Derived from the outer skin of a rattan stalk that’s native to Asia and Africa, cane has a naturally glossy exterior that’s non-porous, and therefore, fairly easy to maintain. (It should be: It’s been used for furniture since the Egyptian times.) Nevertheless, it shouldn’t be ignored. In order to keep your new or vintage cane furniture from breaking, Brockway has three easy rules to follow.

Keep your furniture away from the sun, but in a warm space. 

Although cane furniture has the look of a sunny day, it actually does better in the shade. “Sunlight can cause discoloration and accelerate drying, which leads to cracking,” Brockway says. “It’s best to keep pieces out of direct sunlight.” That said, cane furniture does best in rooms that are warm and a little humid, which helps keep it from getting too parched. If that doesn’t exactly describe your locale, then now might be the time to invest in a humidifier.

You can also arrange your cane furniture in a design that plays off its need for darker corners. A cane side chair can sit in the shade with a reading light, or a dresser can stand under a mirror that can bounce light around the room. Mildew forms when cane furniture is exposed to water for too long, so if you use your cane furniture outside, position pieces in a covered, dry area or bring them indoors when not in use.

Maintain a moisturizing schedule.

Just like you’ve gotten in the habit of moisturizing your skin, you should also do the same for your cane furniture—it sounds silly, but it’s true. “The key to battling the dry-out? Moisturizing!” Brockway says. “Use a high-oil content furniture polish, like lemon oil or orange oil, to keep the exterior looking great.” You should schedule a moisturizing session about once a month.
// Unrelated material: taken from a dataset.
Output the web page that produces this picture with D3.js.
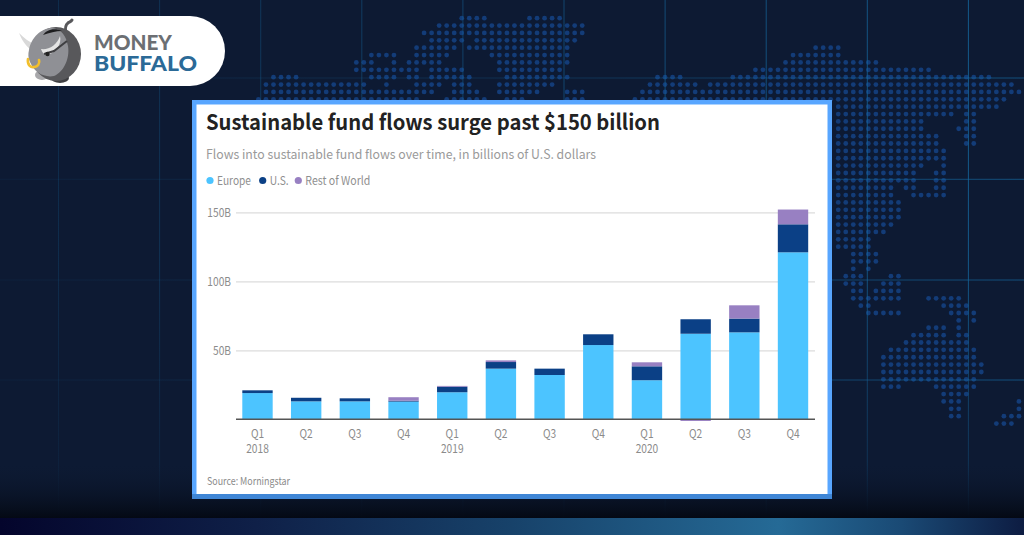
<!DOCTYPE html>
<html>
<head>
<meta charset="utf-8">
<title>Sustainable fund flows</title>
<script src="https://cdn.jsdelivr.net/npm/d3@7"></script>
<style>
  html, body { margin: 0; padding: 0; background: #0d1a33; }
  svg { display: block; }
  text { font-family: "Noto Sans CJK SC", "Noto Sans", sans-serif; }
  .tick-label { fill: #8b8b8b; font-size: 12px; }
</style>
</head>
<body>
<svg id="chart" width="1024" height="535"></svg>
<script>
// Fund flows by quarter, billions of U.S. dollars
const quarters = ["Q1", "Q2", "Q3", "Q4", "Q1", "Q2", "Q3", "Q4", "Q1", "Q2", "Q3", "Q4"];
const years = ["2018", "", "", "", "2019", "", "", "", "2020", "", "", ""];
const europe = [19, 13, 13, 12.8, 19.6, 36.7, 32.1, 53.8, 28.3, 62, 63, 121];
const us = [2, 2.6, 2.2, 0.7, 4, 4.8, 4.6, 7.8, 10.1, 10.5, 10, 20.3];
const restOfWorld = [0, 0, 0, 2.5, 0.6, 1.2, 0, 0, 2.9, -1.2, 9.6, 10.7];
const seriesNames = ["Europe", "U.S.", "Rest of World"];
const seriesColors = ["#4cc4ff", "#0b4086", "#9880c2"];
const yTicks = [50, 100, 150];

// Dotted world map: [row, first column, last column] runs on a regular grid
const mapRuns = [
  [-4,-49,-46],[-4,-40,-36],
  [-3,-52,-33],
  [-2,-54,-33],
  [-1,-53,-49],[-1,-47,-34],
  [0,-55,-50],[0,-48,-35],[0,-2,1],
  [1,-61,-58],[1,-55,-51],[1,-45,-35],[1,-5,1],
  [2,-63,-61],[2,-58,-58],[2,-56,-52],[2,-44,-35],[2,-6,6],
  [3,-63,-55],[3,-53,-49],[3,-44,-36],[3,-10,13],
  [4,-74,-71],[4,-61,-58],[4,-56,-55],[4,-53,-48],[4,-43,-35],[4,-23,-20],[4,-13,21],
  [5,-75,-62],[5,-59,-59],[5,-55,-52],[5,-50,-48],[5,-44,-37],[5,-24,-18],[5,-16,24],
  [6,-75,-53],[6,-50,-47],[6,-44,-39],[6,-35,-33],[6,-25,25],
  [7,-76,-55],[7,-51,-46],[7,-43,-41],[7,-35,-33],[7,-26,23],
  [8,1,22],
  [9,1,16],[9,18,19],
  [10,1,12],[10,18,19],
  [11,1,12],[11,17,19],
  [12,1,14],[12,18,19],
  [13,1,14],[13,18,19],
  [14,1,15],[15,1,15],
  [16,1,12],[16,15,15],
  [17,1,11],[17,14,15],
  [18,1,11],[18,14,15],
  [19,1,8],[19,10,11],[19,14,15],
  [20,1,8],[20,11,15],
  [21,1,9],[22,1,9],[23,1,9],[24,1,8],[25,1,7],[26,1,5],[27,1,5],
  [28,3,6],[29,3,6],
  [30,3,3],[30,5,5],
  [31,2,4],[31,8,9],
  [32,2,4],[32,7,9],
  [33,3,4],[33,6,9],
  [34,3,9],[34,13,17],
  [35,4,5],[35,15,18],
  [36,5,9],[36,16,19],
  [37,17,17],[37,19,19],
  [38,13,15],[38,17,17],
  [39,11,15],[39,17,18],
  [40,10,18],[41,8,19],[42,7,19],[43,7,20],[44,7,20],[45,7,19],
  [46,7,9],[46,14,19],
  [47,15,18],
  [48,15,17],[48,25,25],
  [49,16,17],[49,25,25],
  [50,16,17],[50,23,25],
  [51,22,24]
];

const svg = d3.select("#chart");
const defs = svg.append("defs");

// Page background with a darker foot and a coloured band along the bottom
const fade = defs.append("linearGradient").attr("id", "footFade")
  .attr("x1", 0).attr("x2", 0).attr("y1", 0).attr("y2", 1);
fade.append("stop").attr("offset", 0).attr("stop-color", "#0d1a33").attr("stop-opacity", 0);
fade.append("stop").attr("offset", 1).attr("stop-color", "#040914");

const band = defs.append("linearGradient").attr("id", "footBand");
[[0, "#04052c"], [0.25, "#0f2048"], [0.5, "#17426a"], [0.76, "#256a96"], [0.88, "#1a4a75"], [1, "#0d1c42"]]
  .forEach(([o, c]) => band.append("stop").attr("offset", o).attr("stop-color", c));

// Graticule strokes: the verticals dim downward, the horizontals dim to the left
const vLine = defs.append("linearGradient").attr("id", "vLine").attr("gradientUnits", "userSpaceOnUse")
  .attr("x1", 0).attr("x2", 0).attr("y1", 0).attr("y2", 518);
vLine.append("stop").attr("offset", 0).attr("stop-color", "#14669c");
vLine.append("stop").attr("offset", 0.5).attr("stop-color", "#14669c");
vLine.append("stop").attr("offset", 1).attr("stop-color", "#14669c").attr("stop-opacity", 0.25);
const hLine = defs.append("linearGradient").attr("id", "hLine").attr("gradientUnits", "userSpaceOnUse")
  .attr("x1", 0).attr("x2", 1024).attr("y1", 0).attr("y2", 0);
hLine.append("stop").attr("offset", 0).attr("stop-color", "#14669c").attr("stop-opacity", 0.08);
hLine.append("stop").attr("offset", 0.55).attr("stop-color", "#14669c").attr("stop-opacity", 0.3);
hLine.append("stop").attr("offset", 1).attr("stop-color", "#14669c").attr("stop-opacity", 0.7);

svg.append("rect").attr("width", 1024).attr("height", 535).attr("fill", "#0d1a33");

// Map dots
const colX = c => 830.7 + 7.53 * c;
const rowY = r => 47.7 + 7.37 * r;
const dots = mapRuns.flatMap(([r, a, b]) => d3.range(a, b + 1).map(c => [r, c]));
svg.append("g").selectAll("circle").data(dots).join("circle")
  .attr("cx", d => colX(d[1])).attr("cy", d => rowY(d[0]))
  .attr("r", 2.4).attr("fill", "#133c78");

// Thin graticule, brighter toward the right edge
const gridXs = d3.range(0, 10).map(k => 58.5 + 101.1 * k);
const gridYs = [78, 179.3, 280, 380];
const glow = d3.scaleLinear().domain([0, 1024]).range([0.2, 0.85]);
svg.append("g").selectAll("line").data(gridXs).join("line")
  .attr("x1", d => d + 0.01).attr("x2", d => d).attr("y1", 0).attr("y2", 518)
  .attr("stroke", "url(#vLine)").attr("stroke-opacity", d => glow(d));
svg.append("g").selectAll("line").data(gridYs).join("line")
  .attr("x1", 0).attr("x2", 1024).attr("y1", d => d).attr("y2", d => d + 0.01)
  .attr("stroke", "url(#hLine)");

svg.append("rect").attr("x", 0).attr("y", 462).attr("width", 1024).attr("height", 56).attr("fill", "url(#footFade)");
svg.append("rect").attr("x", 0).attr("y", 518).attr("width", 1024).attr("height", 17).attr("fill", "url(#footBand)");

// Card
svg.append("rect").attr("x", 192).attr("y", 100).attr("width", 640).attr("height", 399).attr("fill", "#58a6ff");
svg.append("rect").attr("x", 192).attr("y", 494).attr("width", 640).attr("height", 5).attr("fill", "#3f86d6");
svg.append("rect").attr("x", 196.5).attr("y", 104.5).attr("width", 631).attr("height", 389.5).attr("fill", "#fff");

// Heading block, set slightly condensed
svg.append("text").attr("x", 206).attr("y", 130)
  .attr("font-size", 21.5).attr("font-weight", 700).attr("fill", "#222")
  .attr("textLength", 454).attr("lengthAdjust", "spacingAndGlyphs")
  .text("Sustainable fund flows surge past $150 billion");
svg.append("text").attr("x", 206).attr("y", 159)
  .attr("font-size", 13).attr("fill", "#9a9a9a")
  .attr("textLength", 390).attr("lengthAdjust", "spacingAndGlyphs")
  .text("Flows into sustainable fund flows over time, in billions of U.S. dollars");

// Legend
const legendDotX = [210, 262.7, 298.3];
const legendWidths = [34, 19, 65];
const legend = svg.append("g").selectAll("g").data(seriesNames).join("g")
  .attr("transform", (d, i) => `translate(${legendDotX[i]},180.5)`);
legend.append("circle").attr("r", 3.6).attr("fill", (d, i) => seriesColors[i]);
legend.append("text").attr("x", 7).attr("y", 4.3)
  .attr("font-size", 12).attr("fill", "#8f8f8f")
  .attr("textLength", (d, i) => legendWidths[i]).attr("lengthAdjust", "spacingAndGlyphs")
  .text(d => d);

// Scales
const x = d3.scaleBand().domain(d3.range(quarters.length))
  .range([233.15, 817.35]).paddingInner(0.376).paddingOuter(0.188);
const y = d3.scaleLinear().domain([0, 150]).range([419.3, 212.3]);

// Y axis with full-width gridlines
const yAxis = svg.append("g").attr("transform", "translate(236,0)")
  .call(d3.axisLeft(y).tickValues(yTicks).tickSize(-579).tickPadding(5).tickFormat(d => d + "B"));
yAxis.select(".domain").remove();
yAxis.selectAll("line").attr("stroke", "#dcdcdc").attr("stroke-width", 1.2);
yAxis.selectAll("text").attr("class", "tick-label")
  .attr("x", 0).attr("transform", "translate(-5,0) scale(0.85,1)");

// Stacked bars; a negative value hangs below the baseline
const rows = quarters.map((q, i) => ({ i, Europe: europe[i], "U.S.": us[i], "Rest of World": restOfWorld[i] }));
const stacked = d3.stack().keys(seriesNames).offset(d3.stackOffsetDiverging)(rows);
svg.append("g").selectAll("g").data(stacked).join("g")
  .attr("fill", (d, i) => seriesColors[i])
  .selectAll("rect").data(d => d).join("rect")
  .attr("x", d => x(d.data.i)).attr("width", x.bandwidth())
  .attr("y", d => y(Math.max(d[0], d[1])))
  .attr("height", d => Math.abs(y(d[0]) - y(d[1])));

// Baseline and two-line quarter labels
const xAxis = svg.append("g").attr("transform", `translate(0,${y(0)})`)
  .call(d3.axisBottom(x).tickSize(0).tickFormat(d => quarters[d]));
xAxis.select(".domain").attr("d", "M236,0H815").attr("stroke", "#555").attr("stroke-width", 1.5);
xAxis.selectAll(".tick text").attr("class", "tick-label")
  .attr("y", 19).attr("dy", null).attr("transform", "scale(0.85,1)");
xAxis.selectAll(".tick").append("text").attr("class", "tick-label")
  .attr("fill", null).attr("y", 33.5).attr("text-anchor", "middle").attr("transform", "scale(0.85,1)")
  .text(d => years[d]);

svg.append("text").attr("x", 207).attr("y", 485)
  .attr("font-size", 11).attr("fill", "#8b8b8b")
  .attr("textLength", 83).attr("lengthAdjust", "spacingAndGlyphs").text("Source: Morningstar");

// Brand tab, top left
const brand = svg.append("g");
brand.append("path").attr("d", "M0,16H190A35,35 0 0 1 190,86H0Z").attr("fill", "#fff");
brand.append("path").attr("d", "M19,33C22,40 25,45 31,50L35,44C29,42 24,38 19,33Z").attr("fill", "#d9d9d9");
brand.append("path").attr("d", "M66,34C65,29 65,25 68,23C69,22 71,22 72,20")
  .attr("fill", "none").attr("stroke", "#58585b").attr("stroke-width", 3).attr("stroke-linecap", "round");
brand.append("ellipse").attr("cx", 42).attr("cy", 75).attr("rx", 7).attr("ry", 5).attr("fill", "#a8a8ab");
brand.append("ellipse").attr("cx", 60).attr("cy", 78).attr("rx", 9).attr("ry", 5).attr("fill", "#3f3f42");
brand.append("ellipse").attr("cx", 56).attr("cy", 54).attr("rx", 25).attr("ry", 27).attr("fill", "#58585b");
brand.append("path").attr("d", "M29,50C31,38 41,28 52,28C62,29 66,36 68,46C70,58 64,72 54,76C44,78 34,72 30,62C28,58 28,54 29,50Z").attr("fill", "#8f9095");
brand.append("path").attr("d", "M43,35C46,30 54,27 62,31C56,31 49,33 43,35Z").attr("fill", "#1d1d1f");
brand.append("path").attr("d", "M41,49C49,50 57,45 60,36C62,44 56,53 47,55C44,55 42,52 41,49Z").attr("fill", "#e4e4e4");
brand.append("path").attr("d", "M44,54L54,51L67,41").attr("fill", "none").attr("stroke", "#3f3f42").attr("stroke-width", 2);
brand.append("circle").attr("cx", 47.5).attr("cy", 54).attr("r", 2.2).attr("fill", "#222");
brand.append("path").attr("d", "M28,59C27,65 31,68 34,67C38,67 40,63 39,60")
  .attr("fill", "none").attr("stroke", "#f2bf2c").attr("stroke-width", 2.6).attr("stroke-linecap", "round");
brand.append("text").attr("x", 94).attr("y", 50).attr("textLength", 78).attr("lengthAdjust", "spacingAndGlyphs")
  .attr("style", "font-family:Lato").attr("font-size", 21).attr("font-weight", 900).attr("fill", "#6c6f73").text("MONEY");
brand.append("text").attr("x", 94).attr("y", 71).attr("textLength", 103).attr("lengthAdjust", "spacingAndGlyphs")
  .attr("style", "font-family:Lato").attr("font-size", 21).attr("font-weight", 900).attr("fill", "#2b6a97").text("BUFFALO");
</script>
</body>
</html>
For best results, dilute the polish in water and then spray the back and undersides of your furniture. Keep one side bare to help the material breathe. After, wipe the solution dry with a rag. If you’re moisturizing seating, be especially careful not to spray the front, because it’ll likely leave a grease mark in the curve of the chair. Let the furniture dry completely before use. 

Add cushions when necessary. 

And lastly, don’t let seated furniture go without plenty of cushions. They protect surfaces by distributing weight more evenly, making it less likely for a pressure point to crack. Plus, says Brockway: “It’s as a way to add a touch of time-worn eclecticism to contemporary spaces.”